On aurait cru que la Tunisie voterait le magnat des médias, l’homme de réseaux, celui qui est capable de faire de nombreux dons aux nécessiteux.
Dans une Tunisie où la moyenne d’âge est d’environ 32 ans, on s’imaginait qu’elle élirait le candidat le plus « fun » paré de beaux costumes dressés avec sa belle paire de lunettes fines en percé.
Que non! Les tunisiens ont préféré un homme à l’apparence vieille, cheveux grisonnants, allure austère et voix d’automate.
Un universitaire qui depuis plus de 20 ans n’a pas encore « eu le temps » d’achever sa thèse de droit constitutionnel.
Kaïs Saïed est élu à 72,71%.
L’homme est particulier.
Après la révolution en 2011, il refuse tous les postes qu’on lui propose. Il ne s’engage avec aucun parti politique.

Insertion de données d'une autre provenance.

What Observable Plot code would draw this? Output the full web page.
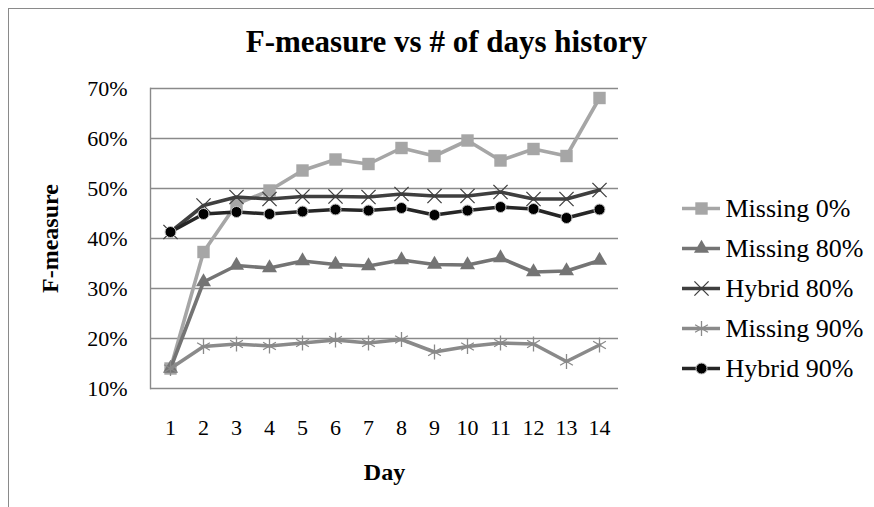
<!DOCTYPE html>
<html>
<head>
<meta charset="utf-8">
<script src="https://cdn.jsdelivr.net/npm/d3@7"></script>
<script src="https://cdn.jsdelivr.net/npm/@observablehq/plot@0.6"></script>
<style>
  html, body { margin: 0; padding: 0; background: #fff; }
  #wrap { position: relative; width: 874px; height: 507px; overflow: hidden; background: #fff; }
  #border { position: absolute; left: 8px; top: 8px; width: 900px; height: 520px;
            border-left: 1.5px solid #8a8a8a; border-top: 1.5px solid #8a8a8a; }
  #main { position: absolute; left: 0; top: 0; }
  #legend { position: absolute; left: 680px; top: 188px; }
  svg text { font-family: 'Liberation Serif', 'Times New Roman', serif; }
</style>
</head>
<body>
<div id="wrap"><div id="border"></div><div id="main"></div><div id="legend"></div></div>
<script>
// ---- data ----
const days = [1, 2, 3, 4, 5, 6, 7, 8, 9, 10, 11, 12, 13, 14];
const seriesNames = ["Missing 0%", "Missing 80%", "Hybrid 80%", "Missing 90%", "Hybrid 90%"];
const missing0  = [14.0, 37.3, 46.9, 49.6, 53.6, 55.8, 54.9, 58.1, 56.5, 59.6, 55.6, 57.9, 56.5, 68.1];
const missing80 = [14.0, 31.3, 34.6, 34.1, 35.5, 34.8, 34.5, 35.7, 34.8, 34.7, 36.1, 33.3, 33.5, 35.6];
const hybrid80  = [41.3, 46.6, 48.3, 47.9, 48.4, 48.4, 48.3, 48.9, 48.5, 48.5, 49.3, 47.9, 47.9, 49.7];
const missing90 = [14.0, 18.4, 18.9, 18.5, 19.1, 19.7, 19.1, 19.8, 17.3, 18.4, 19.1, 18.9, 15.4, 18.7];
const hybrid90  = [41.3, 44.9, 45.3, 44.9, 45.4, 45.8, 45.6, 46.1, 44.7, 45.6, 46.3, 45.9, 44.1, 45.8];
const yTicks = [10, 20, 30, 40, 50, 60, 70];
const titleText = "F-measure vs # of days history";
const xLabel = "Day";
const yLabel = "F-measure";

// ---- styles ----
const seriesValues = [missing0, missing80, hybrid80, missing90, hybrid90];
const lineColors = ["#a6a6a6", "#747474", "#3f3f3f", "#8a8a8a", "#262626"];
const symbols = ["square", "triangle", "times", "asterisk", "circle"];
const markerR = [7, 5.6, 6.5, 7, 5.5];
const markerFill = ["#a6a6a6", "#747474", "none", "none", "#000"];
const markerStroke = ["none", "none", "#3f3f3f", "#8a8a8a", "#c8c8c8"];
const markerStrokeWidth = [0, 0, 1.3, 1.3, 1];
const serif = "'Liberation Serif', 'Times New Roman', serif";

const table = seriesNames.flatMap((name, i) =>
  days.map((d, j) => ({series: name, day: d, value: seriesValues[i][j]})));

const seriesMarks = seriesNames.flatMap((name, i) => {
  const rows = table.filter(r => r.series === name);
  return [
    Plot.line(rows, {x: "day", y: "value", stroke: lineColors[i], strokeWidth: 3.6, strokeLinejoin: "round"}),
    Plot.dot(rows, {x: "day", y: "value", symbol: () => symbols[i], r: markerR[i],
      fill: markerFill[i], stroke: markerStroke[i], strokeWidth: markerStrokeWidth[i]})
  ];
});

const main = Plot.plot({
  width: 874, height: 507,
  marginLeft: 150, marginRight: 256, marginTop: 88, marginBottom: 119,
  style: {fontFamily: serif, background: "transparent", color: "#000"},
  x: {type: "point", domain: days, padding: 0.5},
  y: {domain: [10, 70]},
  symbol: {type: "identity"},
  marks: [
    Plot.gridY(yTicks, {stroke: "#8a8a8a", strokeOpacity: 1, strokeWidth: 1.4}),
    Plot.frame({anchor: "left", stroke: "#8a8a8a", strokeWidth: 1.4}),
    Plot.axisY(yTicks, {tickSize: 0, tickPadding: 23, tickFormat: d => d + "%", fontSize: 22, label: null, fill: "#000", fontFamily: serif}),
    Plot.axisX(days, {tickSize: 0, tickPadding: 31, fontSize: 22, label: null, fill: "#000", fontFamily: serif}),
    ...seriesMarks,
    Plot.text([titleText], {frameAnchor: "top", dy: -46, dx: 62, text: d => d, fontSize: 31, fontWeight: "bold",
      fill: "#000", textAnchor: "middle", lineAnchor: "middle", fontFamily: serif}),
    Plot.text([xLabel], {frameAnchor: "bottom", dy: 84, text: d => d, fontSize: 24, fontWeight: "bold",
      fill: "#000", textAnchor: "middle", lineAnchor: "middle", fontFamily: serif}),
    Plot.text([yLabel], {frameAnchor: "left", dx: -100, rotate: -90, text: d => d, fontSize: 24, fontWeight: "bold",
      fill: "#000", textAnchor: "middle", lineAnchor: "middle", fontFamily: serif})
  ]
});
document.getElementById("main").appendChild(main);

// ---- legend ----
const legendRows = seriesNames.map((name, i) => ({name, i}));
const legend = Plot.plot({
  width: 194, height: 200,
  marginLeft: 2, marginRight: 152, marginTop: 20, marginBottom: 20,
  style: {fontFamily: serif, background: "transparent", color: "#000"},
  x: {domain: [0, 40], axis: null},
  y: {type: "point", domain: seriesNames, padding: 0, axis: null},
  symbol: {type: "identity"},
  color: {type: "identity"},
  r: {type: "identity"},
  marks: [
    Plot.ruleY(legendRows, {y: "name", x1: 0, x2: 38, stroke: d => lineColors[d.i], strokeWidth: 3.6}),
    Plot.dot(legendRows, {y: "name", x: 19, symbol: d => symbols[d.i], r: d => markerR[d.i],
      fill: d => markerFill[d.i], stroke: d => markerStroke[d.i], strokeWidth: d => markerStrokeWidth[d.i]}),
    Plot.text(legendRows, {y: "name", x: 40, text: "name", textAnchor: "start", dx: 3, fontSize: 26,
      fill: "#000", fontFamily: serif})
  ]
});
document.getElementById("legend").appendChild(legend);
</script>
</body>
</html>
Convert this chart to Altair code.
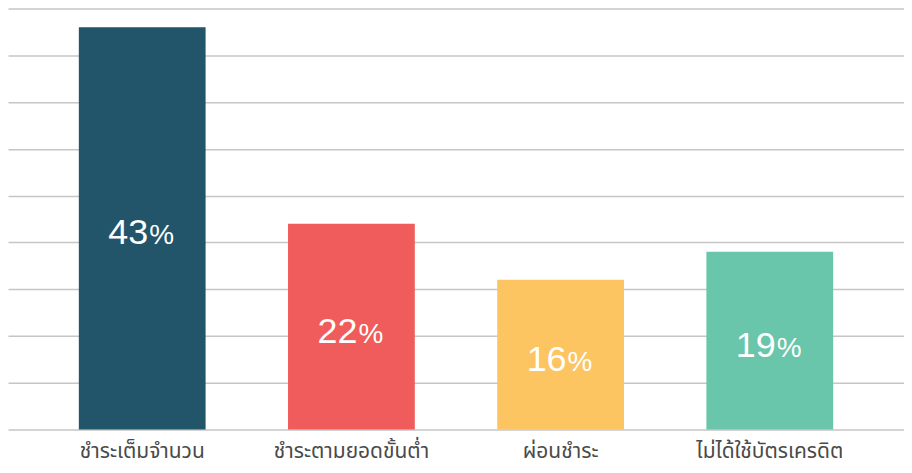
import altair as alt
import pandas as pd

categories = ["ชำระเต็มจำนวน", "ชำระตามยอดขั้นต่ำ", "ผ่อนชำระ", "ไม่ได้ใช้บัตรเครดิต"]
values = [43, 22, 16, 19]
colors = ["#22556a", "#f05b5b", "#fdc462", "#69c6ab"]
y_ticks = [0, 5, 10, 15, 20, 25, 30, 35, 40, 45]

df = pd.DataFrame({
    "category": categories,
    "value": values,
    "num": [str(v) for v in values],
})

x_scale = alt.Scale(domain=categories, paddingInner=0.394, paddingOuter=0.3386)
x_axis = alt.Axis(
    title=None, labelAngle=0, domain=False, ticks=False,
    labelFont="Noto Sans Thai, Noto Sans, sans-serif", labelFontSize=21,
    labelColor="#4a4a4a", labelPadding=11, labelLimit=300,
)
y_scale = alt.Scale(domain=[0, 45], nice=False)
y_axis = alt.Axis(
    title=None, labels=False, ticks=False, domain=False, values=y_ticks,
    gridColor="#c6c6c6", gridWidth=1.5,
)

bars = alt.Chart(df).mark_bar().encode(
    x=alt.X("category:N", sort=categories, scale=x_scale, axis=x_axis),
    y=alt.Y("value:Q", scale=y_scale, axis=y_axis),
    color=alt.Color("category:N", scale=alt.Scale(domain=categories, range=colors), legend=None),
)

base = alt.Chart(df).transform_calculate(mid="datum.value / 2")

num = base.mark_text(
    align="right", baseline="alphabetic", dx=6, dy=16,
    font="Liberation Sans", fontSize=36, color="white",
).encode(
    x=alt.X("category:N", sort=categories, scale=x_scale, axis=x_axis),
    y=alt.Y("mid:Q", scale=y_scale, axis=y_axis),
    text="num:N",
)

pct = base.mark_text(
    align="left", baseline="alphabetic", dx=7, dy=16,
    font="Liberation Sans", fontSize=28, color="white", text="%",
).encode(
    x=alt.X("category:N", sort=categories, scale=x_scale, axis=x_axis),
    y=alt.Y("mid:Q", scale=y_scale, axis=y_axis),
)

chart = alt.layer(bars, num, pct).properties(
    width=898, height=422, padding={"left": 0, "top": 0, "right": 0, "bottom": 6},
).configure_view(stroke=None)

chart.save("out.html", embed_options={"renderer": "svg", "actions": False})
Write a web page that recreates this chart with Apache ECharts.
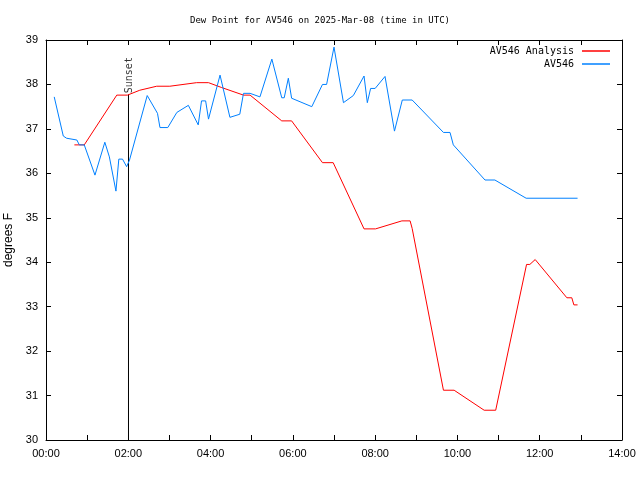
<!DOCTYPE html>
<html>
<head>
<meta charset="utf-8">
<script src="https://cdn.jsdelivr.net/npm/echarts@6/dist/echarts.min.js"></script>
<style>html,body{margin:0;padding:0;background:#fff}#c{width:640px;height:480px}</style>
</head>
<body>
<div id="c"></div>
<script>
// Time in decimal hours UTC, values in degrees F
const titleText = 'Dew Point for AV546 on 2025-Mar-08 (time in UTC)';
const yAxisName = 'degrees F';
const analysisName = 'AV546 Analysis';
const observedName = 'AV546';

const observedTimes = [0.20,0.42,0.50,0.75,0.81,0.93,1.19,1.43,1.54,1.70,1.77,1.86,1.96,2.03,2.46,2.71,2.77,2.96,3.18,3.46,3.70,3.78,3.88,3.95,4.23,4.47,4.71,4.80,4.96,5.20,5.49,5.73,5.79,5.89,5.97,6.46,6.72,6.82,7.00,7.23,7.47,7.73,7.81,7.89,8.00,8.24,8.47,8.66,8.90,9.66,9.82,9.90,10.67,10.91,11.67,12.92];
const observedValues = [37.72,36.84,36.79,36.75,36.64,36.64,35.96,36.70,36.37,35.60,36.32,36.32,36.15,36.30,37.75,37.35,37.03,37.03,37.37,37.53,37.09,37.63,37.63,37.22,38.21,37.26,37.33,37.80,37.80,37.72,38.57,37.70,37.70,38.14,37.69,37.50,38.00,38.00,38.84,37.59,37.75,38.19,37.59,37.91,37.91,38.18,36.95,37.65,37.65,36.92,36.92,36.64,35.85,35.85,35.44,35.44];

const analysisTimes = [0.69,0.93,1.72,1.98,2.28,2.69,3.01,3.66,3.95,4.27,4.80,4.96,5.73,5.97,6.72,6.98,7.73,8.01,8.65,8.85,8.90,9.66,9.92,10.65,10.93,11.68,11.76,11.89,12.66,12.78,12.83,12.92];
const analysisValues = [36.64,36.64,37.76,37.76,37.87,37.96,37.96,38.04,38.04,37.93,37.76,37.76,37.18,37.18,36.24,36.24,34.75,34.75,34.93,34.93,34.76,31.12,31.12,30.67,30.67,33.95,33.95,34.06,33.20,33.20,33.04,33.04];

const sunsetTime = 2.005;
const sunsetTop = 37.78;
const sunsetLabel = 'Sunset';

const xMin = 0, xMax = 14, xStep = 1;
const yMin = 30, yMax = 39, yStep = 1;

function zip(a, b) { return a.map((t, i) => [t, b[i]]); }
function hhmm(v) {
  if (Math.round(v) % 2 !== 0) return '';
  const h = Math.round(v);
  return (h < 10 ? '0' : '') + h + ':00';
}

const chart = echarts.init(document.getElementById('c'), null, {renderer: 'canvas'});
const tickFont = {fontFamily: 'Liberation Sans', fontSize: 11, color: '#000'};
chart.setOption({
  animation: false,
  backgroundColor: '#fff',
  title: {
    text: titleText, left: 'center', top: 11,
    textStyle: {fontFamily: 'DejaVu Sans Mono', fontSize: 9, fontWeight: 'normal', color: '#000'}
  },
  legend: {
    orient: 'vertical', right: 30, top: 46, align: 'right',
    itemGap: 3, itemWidth: 28, itemHeight: 1.5, icon: 'rect', padding: 0,
    textStyle: {fontFamily: 'DejaVu Sans Mono', fontSize: 10, color: '#000', padding: [0, 3, 0, 0]},
    data: [analysisName, observedName]
  },
  grid: {left: 46, right: 18, top: 40, bottom: 40, containLabel: false, outerBoundsMode: 'none'},
  xAxis: [{
    type: 'value', min: xMin, max: xMax, interval: xStep, position: 'bottom',
    axisLine: {show: true, onZero: false, lineStyle: {color: '#000', width: 1}},
    axisTick: {show: true, inside: true, length: 5, lineStyle: {color: '#000'}},
    axisLabel: Object.assign({formatter: hhmm, margin: 8}, tickFont),
    splitLine: {show: false}
  }, {
    type: 'value', min: xMin, max: xMax, interval: xStep, position: 'top',
    axisLine: {show: true, onZero: false, lineStyle: {color: '#000', width: 1}},
    axisTick: {show: true, inside: true, length: 5, lineStyle: {color: '#000'}},
    axisLabel: {show: false}, splitLine: {show: false}
  }],
  yAxis: [{
    type: 'value', min: yMin, max: yMax, interval: yStep, position: 'left',
    name: yAxisName, nameLocation: 'middle', nameGap: 26,
    nameTextStyle: {fontFamily: 'Liberation Sans', fontSize: 12, color: '#000'},
    axisLine: {show: true, onZero: false, lineStyle: {color: '#000', width: 1}},
    axisTick: {show: true, inside: true, length: 5, lineStyle: {color: '#000'}},
    axisLabel: Object.assign({margin: 8}, tickFont),
    splitLine: {show: false}
  }, {
    type: 'value', min: yMin, max: yMax, interval: yStep, position: 'right',
    axisLine: {show: true, onZero: false, lineStyle: {color: '#000', width: 1}},
    axisTick: {show: true, inside: true, length: 5, lineStyle: {color: '#000'}},
    axisLabel: {show: false}, splitLine: {show: false}
  }],
  series: [{
    name: analysisName, type: 'line', showSymbol: false, symbol: 'none',
    color: '#ff0000', lineStyle: {color: '#ff0000', width: 1},
    data: zip(analysisTimes, analysisValues), z: 3
  }, {
    name: observedName, type: 'line', showSymbol: false, symbol: 'none',
    color: '#0080ff', lineStyle: {color: '#0080ff', width: 1},
    data: zip(observedTimes, observedValues), z: 4
  }, {
    name: 'sunset', type: 'line', symbol: 'none', silent: true,
    lineStyle: {color: '#000', width: 1},
    data: [[sunsetTime, yMin], [sunsetTime, sunsetTop]], z: 2
  }, {
    name: 'sunsetLabel', type: 'scatter', symbolSize: 0, silent: true,
    data: [[sunsetTime, sunsetTop]],
    label: {
      show: true, formatter: sunsetLabel, position: [0, 0], rotate: 90,
      align: 'left', verticalAlign: 'middle', offset: [1, 1],
      fontFamily: 'DejaVu Sans Mono', fontSize: 10, color: '#000'
    }
  }]
});
</script>
</body>
</html>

Il préfère parcourir plutôt les clubs, les associations dans les quartiers et sillonner le pays pour prononcer des conférences pour former et partager sa vision d’une nation fondée sur le droit avec des institutions fortes pour construire la paix et le progrès social.
Les autres ne l’ont pas vu venir parce qu’il faisait tout sauf ce que les autres faisaient ; c’est à dire, distribuer des billets de banque et des vivres, dresser des foules dans des meetings chauffés et souvent creux de contenus.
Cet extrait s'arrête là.